En 85, Townshend se refait une santé après des années d'addictions (il replongera) et concrétise un film, un album et une tournée autour de White City, son album solo le plus ambitieux. Et sans doute son plus gros succès commercial, même si j'en sais franchement rien. Face to face avait accroché les radios jusqu'en France, donc j'imagine que ça a dû se vendre. Quoiqu'il en soit, le film est réussi et le disque est excellent. Il fait le lien entre ses deux prédecesseurs en étant rock et moderne à la fois. Un pied dans la tradition et l'autre dans l'actualité. Même équipe de production, même groupe de base, mais deux invités de marque, surtout un. Le récemment disparu Clem Burke et le toujours vivant David Gilmour, faites votre choix. Les compositions sont fignolées, variées, mitonnées à feu doux. Give blood est violent comme j'aime, Secondhand love est intense, White city fightning (co-écrit avec Gilmour) frappe au coeur, Face to face est le parfait single, vaguement tête à claque après dix écoutes. Le seul ratage arrive en toute fin de parcours avec Come to mama qui succombe aux tics de productions des années 80. N'empêche que pour un réchappé des sixties dont plus personne n'attendait rien, Pete Townshend vient d'aligner trois albums qui ont de la gueule. Novateurs, ils ont redéfini un style sans brusquer les vieux fans de Who's Next. La tournée qui suit, à laquelle participe David Gilmour, accouche d'un chouette Deep End Live qui culmine par une version splendide et totalement personnelle de I put a spell on you, surprend avec une reprise de The (english) Beat, Save it for later. On a le droit de tiquer sur les cuivres de Won't get fooled again, mais ça reste du bon boulot. Cette fois encore, le disque s'accompagne d'une VHS.

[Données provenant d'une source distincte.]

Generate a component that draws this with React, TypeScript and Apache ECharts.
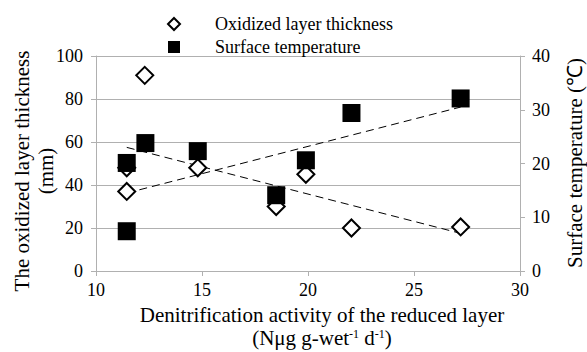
import React, { useEffect, useRef } from "react";
import * as echarts from "echarts";

const thicknessX = [11.45, 11.45, 12.3, 14.8, 18.5, 19.9, 22.05, 27.2];
const thickness = [37, 48, 91, 48, 30, 45, 20, 20.5];
const temperatureX = [11.45, 11.45, 12.33, 14.8, 18.5, 19.9, 22.05, 27.2];
const temperature = [7.4, 20.1, 23.8, 22.3, 14.1, 20.6, 29.4, 32.1];
const thicknessTrendX = [11.45, 27.2];
const thicknessTrend = [57.5, 17.5];
const temperatureTrendX = [11.45, 27.2];
const temperatureTrend = [14.5, 30.5];
const seriesNames = ["Oxidized layer thickness", "Surface temperature"];

const FONT = "Liberation Serif";

export default function App() {
  const ref = useRef<HTMLDivElement>(null);
  useEffect(() => {
    if (!ref.current) return;
    document.body.style.margin = "0";
    const chart = echarts.init(ref.current, null, { renderer: "svg" });
    const zip = (xs: number[], ys: number[]) => xs.map((x, i) => [x, ys[i]]);
    const gray = "#b0b0b0";
    chart.setOption({
      animation: false,
      textStyle: { fontFamily: FONT, color: "#000" },
      grid: { left: 96, right: 67, top: 56, bottom: 81, containLabel: false },
      legend: {
        orient: "vertical",
        left: 162,
        top: 10,
        itemWidth: 12,
        itemHeight: 12,
        itemGap: 5,
        data: seriesNames,
        textStyle: { fontFamily: FONT, fontSize: 18, color: "#000", lineHeight: 18, padding: [0, 0, 0, 30] },
      },
      xAxis: {
        type: "value",
        min: 10,
        max: 30,
        interval: 5,
        axisLine: { show: true, lineStyle: { color: gray } },
        axisTick: { show: true, length: 5, lineStyle: { color: gray } },
        axisLabel: { fontFamily: FONT, fontSize: 18, color: "#000", margin: 10 },
        splitLine: { show: false },
      },
      yAxis: [
        {
          type: "value",
          min: 0,
          max: 100,
          interval: 20,
          axisLine: { show: true, lineStyle: { color: gray } },
          axisTick: { show: true, length: 5, lineStyle: { color: gray } },
          axisLabel: { fontFamily: FONT, fontSize: 18, color: "#000", margin: 13 },
          splitLine: { show: true, lineStyle: { color: gray, width: 1 } },
        },
        {
          type: "value",
          min: 0,
          max: 40,
          interval: 10,
          position: "right",
          axisLine: { show: true, lineStyle: { color: gray } },
          axisTick: { show: true, length: 5, lineStyle: { color: gray } },
          axisLabel: { fontFamily: FONT, fontSize: 18, color: "#000", margin: 12 },
          splitLine: { show: false },
        },
      ],
      series: [
        {
          name: "thickness trend",
          type: "line",
          yAxisIndex: 0,
          data: zip(thicknessTrendX, thicknessTrend),
          symbol: "none",
          lineStyle: { color: "#000", width: 1, type: [8, 5] },
          z: 1,
          silent: true,
        },
        {
          name: "temperature trend",
          type: "line",
          yAxisIndex: 1,
          data: zip(temperatureTrendX, temperatureTrend),
          symbol: "none",
          lineStyle: { color: "#000", width: 1, type: [8, 5] },
          z: 1,
          silent: true,
        },
        {
          name: seriesNames[0],
          type: "scatter",
          yAxisIndex: 0,
          symbol: "diamond",
          symbolSize: 17,
          data: zip(thicknessX, thickness),
          itemStyle: { color: "#fff", borderColor: "#000", borderWidth: 2, opacity: 1 },
          z: 3,
        },
        {
          name: seriesNames[1],
          type: "scatter",
          yAxisIndex: 1,
          symbol: "rect",
          symbolSize: 18,
          data: zip(temperatureX, temperature),
          itemStyle: { color: "#000", opacity: 1 },
          z: 4,
        },
      ],
      graphic: [
        {
          type: "text",
          x: 322,
          y: 315,
          style: {
            text: "Denitrification activity of the reduced layer",
            fontFamily: FONT,
            fontSize: 21,
            fill: "#000",
            textAlign: "center",
            textVerticalAlign: "middle",
          },
        },
        {
          type: "text",
          x: 322,
          y: 338,
          style: {
            text: "(Nμg g-wet{sup|-1} d{sup|-1})",
            fontFamily: FONT,
            fontSize: 21,
            fill: "#000",
            textAlign: "center",
            textVerticalAlign: "middle",
            rich: {
              sup: { fontFamily: FONT, fontSize: 12, fill: "#000", verticalAlign: "top", padding: [0, 0, 8, 0] },
            },
          },
        },
        {
          type: "text",
          x: 34,
          y: 171,
          rotation: Math.PI / 2,
          style: {
            text: "The oxidized layer thickness\n(mm)",
            fontFamily: FONT,
            fontSize: 21,
            lineHeight: 24,
            fill: "#000",
            textAlign: "center",
            textVerticalAlign: "middle",
          },
        },
        {
          type: "text",
          x: 575,
          y: 163,
          rotation: Math.PI / 2,
          style: {
            text: "Surface temperature (℃)",
            fontFamily: FONT,
            fontSize: 21,
            fill: "#000",
            textAlign: "center",
            textVerticalAlign: "middle",
          },
        },
      ],
    });
    return () => chart.dispose();
  }, []);
  return <div ref={ref} style={{ position: "absolute", left: 0, top: 0, width: 587, height: 352 }} />;
}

L'histoire s'arrête là. Le jour où je décèle autre chose qu'une source d'ennui profond en provenance de The Iron Man et Pyschoderelict, je vous téléphone. En attendant ce jour hypothétique, je me suis repenché sur la trilogie estampillée Scoop, Another Scoop et Scoop 3. Des démos plus ou moins finalisées, celles de Scoop 3 ont été retravaillées par le maître, les autres sont dans leur jus d'époque, couvrant toute la carrière de Pete Townshend avec les Who, puis en solo. On retrouve dans un parfait désordre chronologique des hits dont les versions définitives font parties de notre ADN, des choses moins connues et d'autres carrément expérimentales, en costume de bal, en tenue de soirée ou en déshabillé des heures intimes. Surtout, pour ceux, dont je suis, qui considèrent Roger Daltrey comme le maillon faible, au moins en studio, tous les titres sont ici chantés par la voix sensitive de Pete Townshend. Youpi‼ Ces trois là, je les ai fait mien il y a longtemps. Deux doubles albums et un triple qui, au passage, ne sont pas au programme des nouvelles rééditions de l'oeuvre solo. Surement qu'un second coffret leur sera consacré. De toute façon, on sait très bien où localiser tout ça, ce serait une grossière erreur de s'en dispenser.
Et arrivé là, je dis quoi ? Lequel est l'élu, Empty Glass, Scoop ou Chinese Eyes ? Hum, je suis noyé dans le nombre. Pour ne rien arranger, les blogs regorgent d'albums de démos assemblées par thématiques. J'ai mis le grapin sur tout ce que j'ai pu dénicher. C'est fabuleux. Je me délecte de cette opulence en relisant Who I Am, l'autobiographie, où j'apprends l'existence d'un coffret 6 cd, Lifehouse Chronicles, qui fut disponible en d'autres temps sur le site personnel de Pete Townshend. Qui depuis n'existe plus. Le coffret en question honore Lifehouse, l'oeuvre sacrifiée qui devait suivre et surpasser Tommy. Trop avant gardiste, incompréhensible, invendable, on connait le raisonnement et son aboutissement. L'équarissage fut confié à Glyn Johns avec pour résultat Who's Next, disque frustrant, décousu, assemblage aseptisé dépourvu de bon sens. Quel autre con que Glyn Johns aurait écarté Naked eye, Let's see action, Pure and easy ? Qui aurait signé cette production plate à des millénaires du son de Tommy, de la rage de Live at Leeds, du bouillonnement de Quadrophenia ? Quelques années plus tard, il reviendra flinguer By Numbers de la même façon. Rah, je m'emporte à nouveau, je fais des lignes, je ne tranche pas.